Another important component to good shooting, says Munson, is understanding visual planes. Of primary importance is the relationship between the front and rear sights and the distant target.
"It's a belief system," said Munson. "You have a rear sight and a front sight. You must have that critical alignment between your sights and a fuzzy target. Most new shooters always assume they should be looking at the target. Don't get caught looking at that target. Have a good trigger press. Don't let the front sight move. That's the biggest thing."

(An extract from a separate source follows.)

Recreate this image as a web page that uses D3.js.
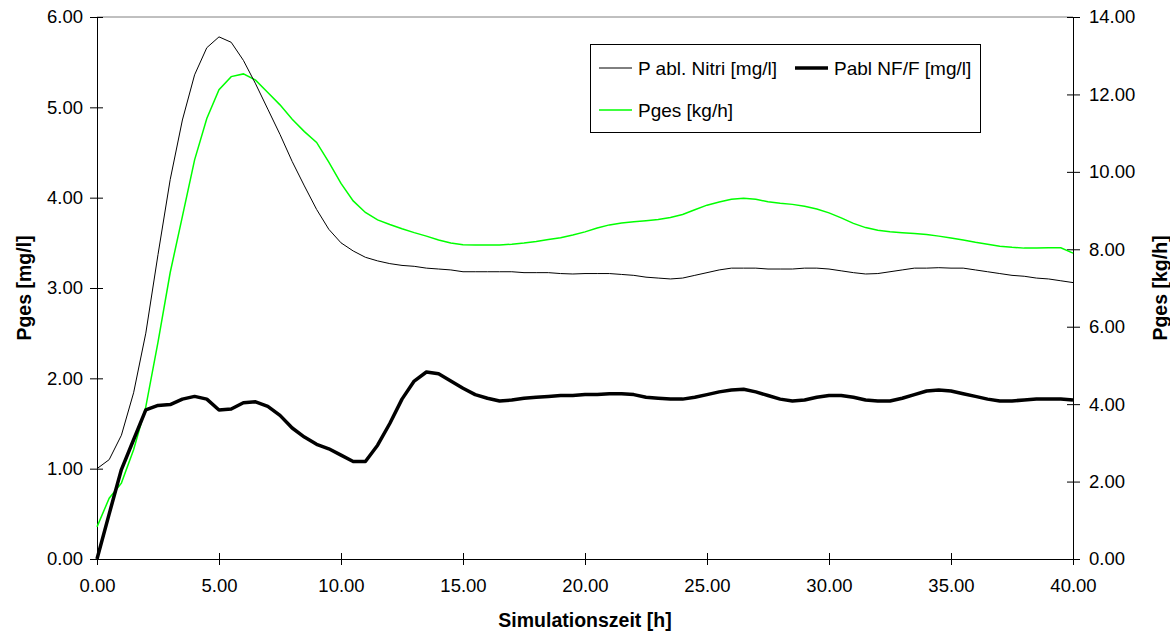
<!DOCTYPE html>
<html>
<head>
<meta charset="utf-8">
<script src="https://cdn.jsdelivr.net/npm/d3@7"></script>
<style>
  body { margin: 0; background: #fff; }
  svg { display: block; font-family: "Liberation Sans", Arial, sans-serif; }
</style>
</head>
<body>
<div id="chart"></div>
<script>
// time grid [h]
var zeit = [0, 0.5, 1, 1.5, 2, 2.5, 3, 3.5, 4, 4.5, 5, 5.5, 6, 6.5, 7, 7.5, 8, 8.5, 9, 9.5,
    10, 10.5, 11, 11.5, 12, 12.5, 13, 13.5, 14, 14.5, 15, 15.5, 16, 16.5, 17, 17.5, 18, 18.5, 19, 19.5,
    20, 20.5, 21, 21.5, 22, 22.5, 23, 23.5, 24, 24.5, 25, 25.5, 26, 26.5, 27, 27.5, 28, 28.5, 29, 29.5,
    30, 30.5, 31, 31.5, 32, 32.5, 33, 33.5, 34, 34.5, 35, 35.5, 36, 36.5, 37, 37.5, 38, 38.5, 39, 39.5, 40];

// P abl. Nitri [mg/l] (left axis)
var pAblNitri = [1.00, 1.10, 1.37, 1.84, 2.50, 3.37, 4.20, 4.86, 5.36, 5.66, 5.78, 5.72, 5.52, 5.26, 4.98, 4.70, 4.40, 4.13, 3.87, 3.65,
    3.50, 3.41, 3.34, 3.30, 3.27, 3.25, 3.24, 3.22, 3.21, 3.20, 3.18, 3.18, 3.18, 3.18, 3.18, 3.17, 3.17, 3.17, 3.16, 3.155,
    3.16, 3.16, 3.16, 3.15, 3.14, 3.12, 3.11, 3.10, 3.11, 3.14, 3.17, 3.20, 3.22, 3.22, 3.22, 3.21, 3.21, 3.21, 3.22, 3.22,
    3.21, 3.19, 3.17, 3.155, 3.16, 3.18, 3.20, 3.22, 3.22, 3.225, 3.22, 3.22, 3.20, 3.18, 3.16, 3.14, 3.13, 3.11, 3.10, 3.08, 3.06];

// Pabl NF/F [mg/l] (left axis)
var pAblNFF = [0.00, 0.50, 0.99, 1.32, 1.65, 1.70, 1.71, 1.77, 1.80, 1.77, 1.65, 1.66, 1.73, 1.74, 1.69, 1.59, 1.45, 1.35, 1.27, 1.22,
    1.15, 1.08, 1.08, 1.26, 1.50, 1.77, 1.97, 2.07, 2.05, 1.97, 1.89, 1.82, 1.78, 1.75, 1.76, 1.78, 1.79, 1.80, 1.81, 1.81,
    1.82, 1.82, 1.83, 1.83, 1.82, 1.79, 1.78, 1.77, 1.77, 1.79, 1.82, 1.85, 1.87, 1.88, 1.85, 1.81, 1.77, 1.75, 1.76, 1.79,
    1.81, 1.81, 1.79, 1.76, 1.75, 1.75, 1.78, 1.82, 1.86, 1.87, 1.86, 1.83, 1.80, 1.77, 1.75, 1.75, 1.76, 1.77, 1.77, 1.77, 1.76];

// Pges [kg/h] (right axis)
var pGes = [0.83, 1.57, 1.96, 2.82, 3.93, 5.60, 7.40, 8.85, 10.31, 11.38, 12.12, 12.46, 12.53, 12.37, 12.05, 11.73, 11.36, 11.04, 10.76, 10.25,
    9.70, 9.25, 8.95, 8.76, 8.64, 8.53, 8.43, 8.34, 8.24, 8.16, 8.12, 8.11, 8.11, 8.11, 8.13, 8.16, 8.20, 8.25, 8.30, 8.37,
    8.45, 8.55, 8.63, 8.68, 8.71, 8.74, 8.77, 8.82, 8.90, 9.02, 9.14, 9.22, 9.29, 9.32, 9.29, 9.23, 9.19, 9.16, 9.11, 9.04,
    8.94, 8.81, 8.67, 8.56, 8.49, 8.45, 8.43, 8.41, 8.38, 8.34, 8.29, 8.24, 8.18, 8.13, 8.08, 8.05, 8.03, 8.03, 8.04, 8.04, 7.90];

var xTicks = [0, 5, 10, 15, 20, 25, 30, 35, 40];
var yLeftTicks = [0, 1, 2, 3, 4, 5, 6];
var yRightTicks = [0, 2, 4, 6, 8, 10, 12, 14];

var width = 1170, height = 635;
var margin = { top: 17, right: 97, bottom: 76, left: 97 };
var innerW = width - margin.left - margin.right,
    innerH = height - margin.top - margin.bottom;

var svg = d3.select("#chart").append("svg")
    .attr("width", width)
    .attr("height", height);

var g = svg.append("g")
    .attr("transform", "translate(" + margin.left + "," + margin.top + ")");

var x = d3.scaleLinear().domain([0, 40]).range([0, innerW]);
var yL = d3.scaleLinear().domain([0, 6]).range([innerH, 0]);
var yR = d3.scaleLinear().domain([0, 14]).range([innerH, 0]);

// plot area top border
g.append("line")
    .attr("x1", 0).attr("x2", innerW)
    .attr("y1", 0).attr("y2", 0)
    .attr("stroke", "#808080").attr("stroke-width", 1);

// axes
function styleAxis(sel) {
    sel.select(".domain").attr("stroke", "#000");
    sel.selectAll(".tick line").attr("stroke", "#000");
    sel.selectAll(".tick text")
        .attr("font-size", "18.5px")
        .attr("fill", "#000");
}

var xAxis = g.append("g")
    .attr("transform", "translate(0," + innerH + ")")
    .call(d3.axisBottom(x).tickValues(xTicks).tickSize(6).tickSizeOuter(0).tickPadding(14)
        .tickFormat(d3.format(".2f")));
styleAxis(xAxis);
xAxis.selectAll(".tick line").attr("y1", -6);

var yAxisL = g.append("g")
    .call(d3.axisLeft(yL).tickValues(yLeftTicks).tickSize(7).tickSizeOuter(0).tickPadding(7)
        .tickFormat(d3.format(".2f")));
styleAxis(yAxisL);
yAxisL.selectAll(".tick line").attr("x1", 6);

var yAxisR = g.append("g")
    .attr("transform", "translate(" + innerW + ",0)")
    .call(d3.axisRight(yR).tickValues(yRightTicks).tickSize(7).tickSizeOuter(0).tickPadding(9)
        .tickFormat(d3.format(".2f")));
styleAxis(yAxisR);
yAxisR.selectAll(".tick line").attr("x1", -6);

// axis titles
svg.append("text")
    .attr("x", margin.left + innerW / 2)
    .attr("y", 627)
    .attr("text-anchor", "middle")
    .attr("font-size", "19.5px")
    .attr("font-weight", "bold")
    .text("Simulationszeit [h]");

svg.append("text")
    .attr("transform", "translate(31," + (margin.top + innerH / 2) + ") rotate(-90)")
    .attr("text-anchor", "middle")
    .attr("font-size", "19.5px")
    .attr("font-weight", "bold")
    .text("Pges [mg/l]");

svg.append("text")
    .attr("transform", "translate(1167," + (margin.top + innerH / 2) + ") rotate(-90)")
    .attr("text-anchor", "middle")
    .attr("font-size", "19.5px")
    .attr("font-weight", "bold")
    .text("Pges [kg/h]");

// lines
function lineFor(values, yScale) {
    return d3.line()
        .x(function (d, i) { return x(zeit[i]); })
        .y(function (d) { return yScale(d); })(values);
}

g.append("path")
    .attr("d", lineFor(pGes, yR))
    .attr("fill", "none")
    .attr("stroke", "#00ff00")
    .attr("stroke-width", 1.5);

g.append("path")
    .attr("d", lineFor(pAblNitri, yL))
    .attr("fill", "none")
    .attr("stroke", "#000")
    .attr("stroke-width", 1);

g.append("path")
    .attr("d", lineFor(pAblNFF, yL))
    .attr("fill", "none")
    .attr("stroke", "#000")
    .attr("stroke-width", 3.5)
    .attr("stroke-linejoin", "round");

// legend
var legend = svg.append("g").attr("transform", "translate(590,44)");
legend.append("rect")
    .attr("x", 0.5).attr("y", 0.5)
    .attr("width", 390).attr("height", 88)
    .attr("fill", "#fff")
    .attr("stroke", "#000").attr("stroke-width", 1);

var legendItems = [
    { label: "P abl. Nitri [mg/l]", color: "#000", w: 1, x: 9, y: 24 },
    { label: "Pabl NF/F [mg/l]", color: "#000", w: 3.5, x: 205, y: 24 },
    { label: "Pges [kg/h]", color: "#00ff00", w: 1.5, x: 9, y: 66 }
];
legendItems.forEach(function (d) {
    legend.append("line")
        .attr("x1", d.x).attr("x2", d.x + 33)
        .attr("y1", d.y).attr("y2", d.y)
        .attr("stroke", d.color).attr("stroke-width", d.w);
    legend.append("text")
        .attr("x", d.x + 39).attr("y", d.y + 7)
        .attr("font-size", "19px")
        .text(d.label);
});
</script>
</body>
</html>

In the past, female shooters have often used the same handguns as their male counterparts. Quite often they became frustrated because many handguns are simply too large for some women's hands, making it all but impossible to grip them properly. In response to demand from a growing number of female shooters, manufacturers have made adjustments to their lineup.
"We use the M&P models, which is wonderful because we have interchangeable backstraps and can change the grip size for the women," said Munson. "We fit the guns to the ladies, actually show them how to fit a gun properly to their hands. We help educate them on what good fit is."
Due to the positive response, organizers are already considering a second camp for women shooters to be held at the Minot Rifle and Pistol Club. The club will release camp dates when final arrangements are completed.